Si le lecteur intéressé par l’organisation des gangs et l’économie informelle des quartiers pauvres des grandes villes américaines fera mieux de consulter directement d’autres ouvrages qui s’y consacrent de manière plus systématique (Jankowski 1991, Bourgois 1995, Venkatesh 2006), Dans la peau d’un chef d’un gang donne brillamment accès aux coulisses d’une ethnographie du ghetto désormais incontournable, tout en répondant – au moins partiellement – à nombre des questions qui ne manquent pas de se poser aux pratiquants de l’enquête de terrain.

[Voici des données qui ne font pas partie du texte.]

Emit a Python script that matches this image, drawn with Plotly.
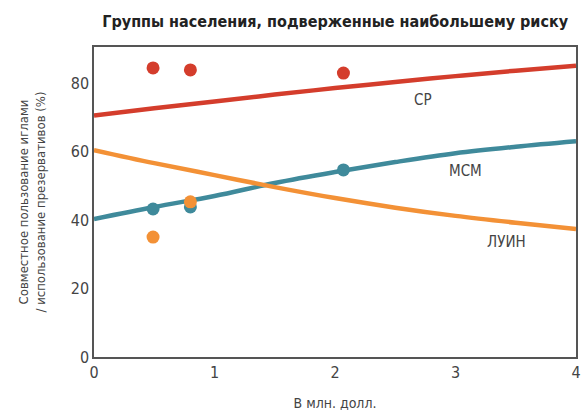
import plotly.graph_objects as go

# fitted curves
curve_x = [0, 0.5, 1, 1.5, 2, 2.5, 3, 3.5, 4]
cp_curve = [70.5, 72.6, 74.6, 76.6, 78.5, 80.3, 82.0, 83.6, 85.0]
msm_curve = [40.3, 43.8, 47.0, 50.8, 54.0, 56.9, 59.5, 61.4, 63.0]
luin_curve = [60.4, 56.6, 53.1, 49.6, 46.4, 43.6, 41.2, 39.2, 37.4]

# observed points
cp_x = [0.49, 0.80, 2.07]
cp_y = [84.4, 83.8, 82.9]
msm_x = [0.49, 0.80, 2.07]
msm_y = [43.2, 43.8, 54.6]
luin_x = [0.49, 0.80]
luin_y = [35.0, 45.3]

labels = ["СР", "МСМ", "ЛУИН"]
label_x = [2.73, 3.08, 3.42]
label_y = [75.0, 54.3, 33.6]

red = "#d43d2c"
teal = "#3f8a9b"
orange = "#f39136"
font = "DejaVu Sans Condensed, Roboto, sans-serif"

fig = go.Figure()
for y, c in [(cp_curve, red), (msm_curve, teal), (luin_curve, orange)]:
    fig.add_trace(go.Scatter(x=curve_x, y=y, mode="lines", line=dict(color=c, width=4.5, shape="spline"),
                             hoverinfo="skip"))
for x, y, c in [(cp_x, cp_y, red), (msm_x, msm_y, teal), (luin_x, luin_y, orange)]:
    fig.add_trace(go.Scatter(x=x, y=y, mode="markers", marker=dict(color=c, size=13)))

for t, x, y in zip(labels, label_x, label_y):
    fig.add_annotation(x=x, y=y, text=t, showarrow=False, font=dict(size=15, color="#444"))

fig.update_layout(
    width=583, height=420,
    margin=dict(l=94, r=7, t=47, b=63),
    plot_bgcolor="white", paper_bgcolor="white",
    showlegend=False,
    font=dict(family=font, color="#444"),
    title=dict(text="<b>Группы населения, подверженные наибольшему риску</b>",
               x=0.575, xanchor="center", y=0.948, yanchor="middle",
               font=dict(size=16, color="#222", family=font)),
)
fig.update_xaxes(range=[0, 4], tickvals=[0, 1, 2, 3, 4], showgrid=False, zeroline=False,
                 showline=True, linecolor="#555", linewidth=1.5, mirror=True,
                 tickfont=dict(size=16), ticks="", automargin=False,
                 title=dict(text="В млн. долл.", font=dict(size=14), standoff=17))
fig.update_yaxes(range=[0, 90.5], tickvals=[0, 20, 40, 60, 80], showgrid=False, zeroline=False,
                 showline=True, linecolor="#555", linewidth=1.5, mirror=True,
                 tickfont=dict(size=16), ticks="", automargin=False,
                 title=dict(text="Совместное пользование иглами<br>/ использование презервативов (%)",
                            font=dict(size=13), standoff=22))

# drop the default body margin so the figure fills the window
fig.write_html("out.html", config={"displayModeBar": False},
               post_script="document.body.style.margin='0';document.body.style.overflow='hidden';")
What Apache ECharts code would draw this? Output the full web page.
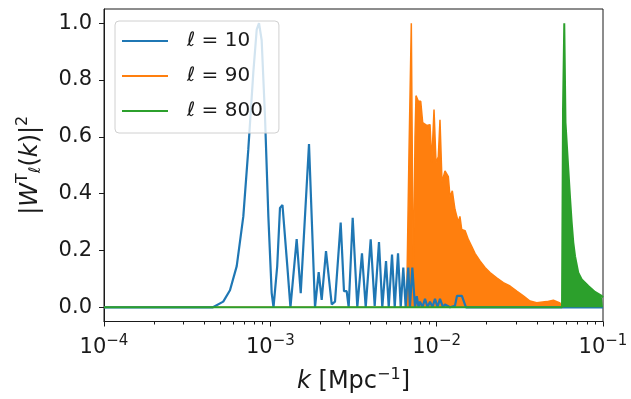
<!DOCTYPE html>
<html>
<head>
<meta charset="utf-8">
<script src="https://cdn.jsdelivr.net/npm/echarts@6/dist/echarts.min.js"></script>
<style>
  html, body { margin: 0; padding: 0; background: #fff; }
  #chart { width: 631px; height: 399px; }
</style>
</head>
<body>
<div id="chart"></div>
<script>
// multipoles shown in the legend
const ells = ['10', '90', '800'];
const colors = ['#1f77b4', '#ff7f0e', '#2ca02c'];

// l = 10 window
const kL10 = [1e-4, 4.52e-4, 5.21e-4, 5.72e-4, 6.28e-4, 6.88e-4, 7.37e-4, 7.90e-4, 8.28e-4, 8.55e-4,
  8.87e-4, 9.29e-4, 9.73e-4, 1.019e-3, 1.045e-3, 1.10e-3, 1.143e-3, 1.183e-3, 1.213e-3, 1.265e-3,
  1.321e-3, 1.44e-3, 1.523e-3, 1.565e-3, 1.708e-3, 1.856e-3, 1.953e-3, 2.036e-3, 2.161e-3, 2.213e-3,
  2.339e-3, 2.448e-3, 2.648e-3, 2.772e-3, 2.877e-3, 2.958e-3, 3.127e-3, 3.333e-3, 3.556e-3, 3.744e-3,
  4.012e-3, 4.24e-3, 4.50e-3, 4.71e-3, 4.96e-3, 5.15e-3, 5.39e-3, 5.595e-3, 5.857e-3, 6.08e-3,
  6.30e-3, 6.51e-3, 6.75e-3, 6.91e-3, 7.14e-3, 7.41e-3, 7.59e-3, 7.78e-3, 7.94e-3, 8.22e-3,
  8.51e-3, 8.81e-3, 9.12e-3, 9.44e-3, 9.77e-3, 1.012e-2, 1.047e-2, 1.092e-2, 1.122e-2, 1.202e-2,
  1.288e-2, 1.324e-2, 1.418e-2, 1.50e-2, 0.1];
const wL10 = [0, 0, 0.02, 0.06, 0.145, 0.32, 0.555, 0.826, 0.977, 1.0,
  0.94, 0.67, 0.32, 0.05, 0, 0.145, 0.35, 0.36, 0.357, 0.145,
  0, 0.24, 0.05, 0.05, 0.575, 0, 0.124, 0.026, 0.198, 0.198,
  0.01, 0.02, 0.298, 0.057, 0.057, 0, 0.315, 0, 0.19, 0,
  0.239, 0.005, 0.23, 0, 0.163, 0, 0.186, 0, 0.19, 0,
  0.14, 0, 0.14, 0, 0.14, 0, 0.039, 0, 0.02, 0,
  0.03, 0, 0.02, 0, 0.03, 0, 0.03, 0, 0.01, 0,
  0.005, 0.04, 0.04, 0, 0];

// l = 90 window (envelope of the fast oscillations)
const kL90 = [1e-4, 6.59e-3, 6.82e-3, 7.04e-3, 7.24e-3, 7.41e-3, 7.51e-3, 7.76e-3, 8.02e-3, 8.24e-3,
  8.71e-3, 9.12e-3, 9.34e-3, 9.64e-3, 9.91e-3, 1.023e-2, 1.047e-2, 1.077e-2, 1.122e-2, 1.175e-2,
  1.202e-2, 1.242e-2, 1.288e-2, 1.349e-2, 1.38e-2, 1.414e-2, 1.481e-2, 1.55e-2, 1.624e-2, 1.70e-2,
  1.822e-2, 1.953e-2, 2.093e-2, 2.296e-2, 2.516e-2, 2.76e-2, 3.03e-2, 3.32e-2, 3.64e-2, 3.995e-2,
  4.59e-2, 5.03e-2, 5.51e-2, 5.65e-2, 0.1];
const wL90 = [0, 0, 0.55, 1.0, 0.05, 0.6, 0.745, 0.725, 0.725, 0.65,
  0.64, 0.643, 0.51, 0.696, 0.51, 0.53, 0.66, 0.44, 0.48, 0.46,
  0.39, 0.41, 0.345, 0.30, 0.32, 0.274, 0.27, 0.239, 0.215, 0.19,
  0.163, 0.14, 0.122, 0.104, 0.087, 0.075, 0.057, 0.04, 0.022, 0.016,
  0.02, 0.025, 0.015, 0, 0];

// l = 800 window
const kL800 = [1e-4, 5.67e-2, 5.75e-2, 5.85e-2, 5.95e-2, 6.05e-2, 6.18e-2, 6.33e-2, 6.48e-2, 6.63e-2,
  6.79e-2, 7.10e-2, 7.45e-2, 8.16e-2, 8.95e-2, 9.82e-2, 0.1];
const wL800 = [0, 0, 0.7, 1.0, 0.65, 0.58, 0.49, 0.39, 0.30, 0.228,
  0.18, 0.122, 0.098, 0.075, 0.054, 0.04, 0.035];

const yTicks = [0, 0.2, 0.4, 0.6, 0.8, 1.0];
const minorTicks = [2e-4, 3e-4, 4e-4, 5e-4, 6e-4, 7e-4, 8e-4, 9e-4,
  2e-3, 3e-3, 4e-3, 5e-3, 6e-3, 7e-3, 8e-3, 9e-3,
  2e-2, 3e-2, 4e-2, 5e-2, 6e-2, 7e-2, 8e-2, 9e-2];

const font = 'DejaVu Sans';
const ink = '#1a1a1a';
const zip = (k, w) => k.map((x, i) => [x, w[i]]);

const chart = echarts.init(document.getElementById('chart'), null, { renderer: 'canvas' });

chart.setOption({
  animation: false,
  backgroundColor: '#fff',
  grid: {
    left: 104, right: 28, top: 9, bottom: 76,
    show: true, borderColor: ink, borderWidth: 1
  },
  legend: {
    left: 115, top: 21,
    orient: 'vertical',
    padding: [8, 16, 10, 7],
    itemGap: 11,
    itemWidth: 46,
    itemHeight: 2,
    icon: 'rect',
    borderColor: '#d0d0d0', borderWidth: 1, borderRadius: 4,
    backgroundColor: 'rgba(255,255,255,0.8)',
    formatter: (name) => '{i|ℓ} = ' + name,
    textStyle: {
      fontFamily: font, fontSize: 20, color: ink, lineHeight: 24,
      padding: [0, 0, 0, 14],
      rich: { i: { fontFamily: font, fontSize: 20, fontStyle: 'italic', color: ink } }
    },
    data: ells
  },
  xAxis: [
    {
      type: 'log', logBase: 10, min: 1e-4, max: 0.1,
      position: 'bottom',
      axisLine: { onZero: false, lineStyle: { color: ink, width: 1 } },
      axisTick: { length: 5, lineStyle: { color: ink } },
      splitLine: { show: false },
      axisLabel: {
        margin: 12, fontFamily: font, fontSize: 21, color: ink,
        formatter: (v) => '10{sup|−' + Math.abs(Math.round(Math.log10(v))) + '}',
        rich: { sup: { fontFamily: font, fontSize: 15, color: ink, padding: [0, 0, 14, 0] } }
      },
      name: '{i|k} [Mpc{sup|−1}]',
      nameLocation: 'middle',
      nameGap: 45,
      nameTextStyle: {
        fontFamily: font, fontSize: 24, color: ink,
        rich: {
          i: { fontFamily: font, fontSize: 24, fontStyle: 'italic', color: ink },
          sup: { fontFamily: font, fontSize: 16, color: ink, padding: [0, 0, 15, 0] }
        }
      }
    },
    {
      // helper axis in log10 space that only draws the minor ticks
      type: 'value', min: -4, max: -1,
      position: 'bottom',
      axisLine: { show: false, onZero: false },
      axisLabel: { show: false },
      splitLine: { show: false },
      axisTick: {
        show: true, length: 3, lineStyle: { color: ink },
        customValues: minorTicks.map((t) => Math.log10(t))
      }
    }
  ],
  yAxis: {
    type: 'value', min: -0.05, max: 1.05,
    axisLine: { show: true, onZero: false, lineStyle: { color: ink, width: 1 } },
    axisTick: { show: true, length: 5, lineStyle: { color: ink }, customValues: yTicks },
    splitLine: { show: false },
    axisLabel: {
      margin: 12, fontFamily: font, fontSize: 21, color: ink,
      customValues: yTicks,
      formatter: (v) => v.toFixed(1)
    },
    name: '|{i|W}{sup|T}{sub|ℓ}({i|k})|{sup|2}',
    nameLocation: 'middle',
    nameRotate: 90,
    nameGap: 58,
    nameTextStyle: {
      fontFamily: font, fontSize: 24, color: ink,
      rich: {
        i: { fontFamily: font, fontSize: 24, fontStyle: 'italic', color: ink },
        sup: { fontFamily: font, fontSize: 16, color: ink, padding: [0, 0, 15, 0] },
        sub: { fontFamily: font, fontSize: 16, fontStyle: 'italic', color: ink, padding: [10, 0, 0, 0] }
      }
    }
  },
  series: [
    {
      name: ells[0], type: 'line', xAxisIndex: 0, z: 3,
      symbol: 'none', smooth: false,
      lineStyle: { color: colors[0], width: 2.2 },
      itemStyle: { color: colors[0] },
      data: zip(kL10, wL10)
    },
    {
      name: ells[1], type: 'line', xAxisIndex: 0, z: 2,
      symbol: 'none',
      lineStyle: { color: colors[1], width: 1.5 },
      itemStyle: { color: colors[1] },
      areaStyle: { color: colors[1], opacity: 1 },
      data: zip(kL90, wL90)
    },
    {
      name: ells[2], type: 'line', xAxisIndex: 0, z: 4,
      symbol: 'none',
      lineStyle: { color: colors[2], width: 2 },
      itemStyle: { color: colors[2] },
      areaStyle: { color: colors[2], opacity: 1 },
      data: zip(kL800, wL800)
    }
  ]
});
</script>
</body>
</html>
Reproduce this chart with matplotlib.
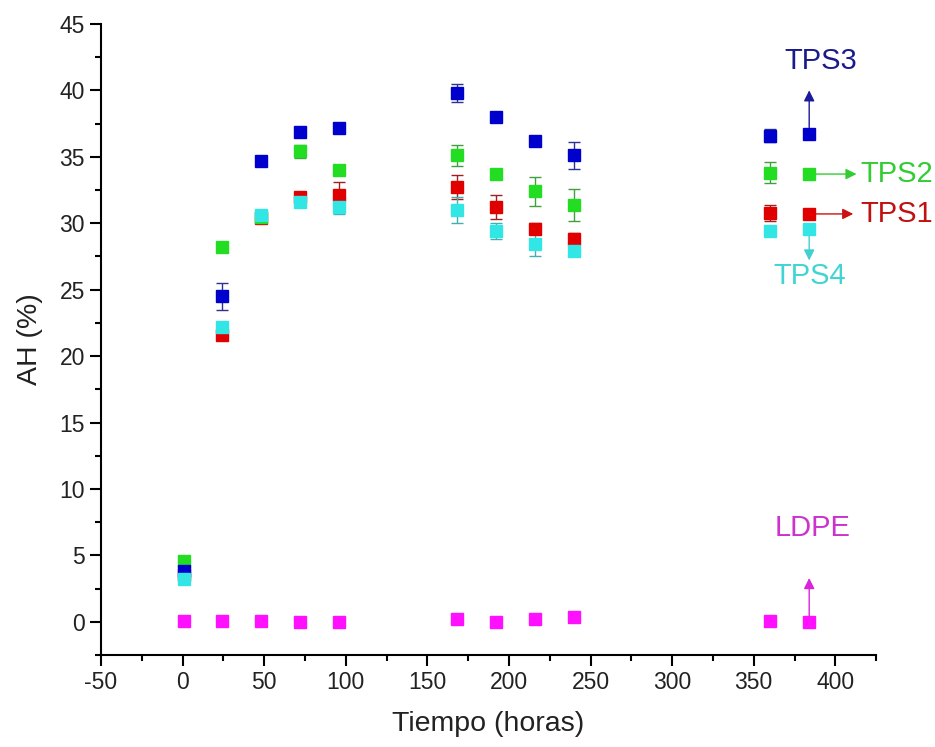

par Clément Rivière, le 26 mars 2012

Aller plus loin

Aller plus loin

  • François Bonnet, « La distance sociale dans le travail de terrain : compétence stratégique et compétence culturelle dans l’interaction d’enquête », Genèses, n°73, 2008, p. 57-74.
  • Philippe Bourgois, In Search of Respect. Selling Crack in El Barrio, Cambridge, Cambridge University Press, 1995.
  • Martín Sanchez Jankowski, Islands in the Streets. Gangs and American Urban Society, Berkeley et Los Angeles, University of California Press, 1991.
  • Sudhir Alladi Venkatesh, Off the Books : the Underground Economy of the Urban Poor, Cambridge (Mass.), Harvard University Press, 2006 ; voir La recension par Jules Naudet sur La Vie des Idées.
  • Sudhir Alladi Venkatesh, Gang Leader for a Day : a Rogue Sociologist Takes to the Streets, New York, Penguin Books, 2008.
  • Loïc Wacquant, « Corps et âmes. Notes ethnographiques d’un apprenti boxeur », Actes de la recherche en sciences sociales, Vol. 80, n°1, 1989, p. 33-67.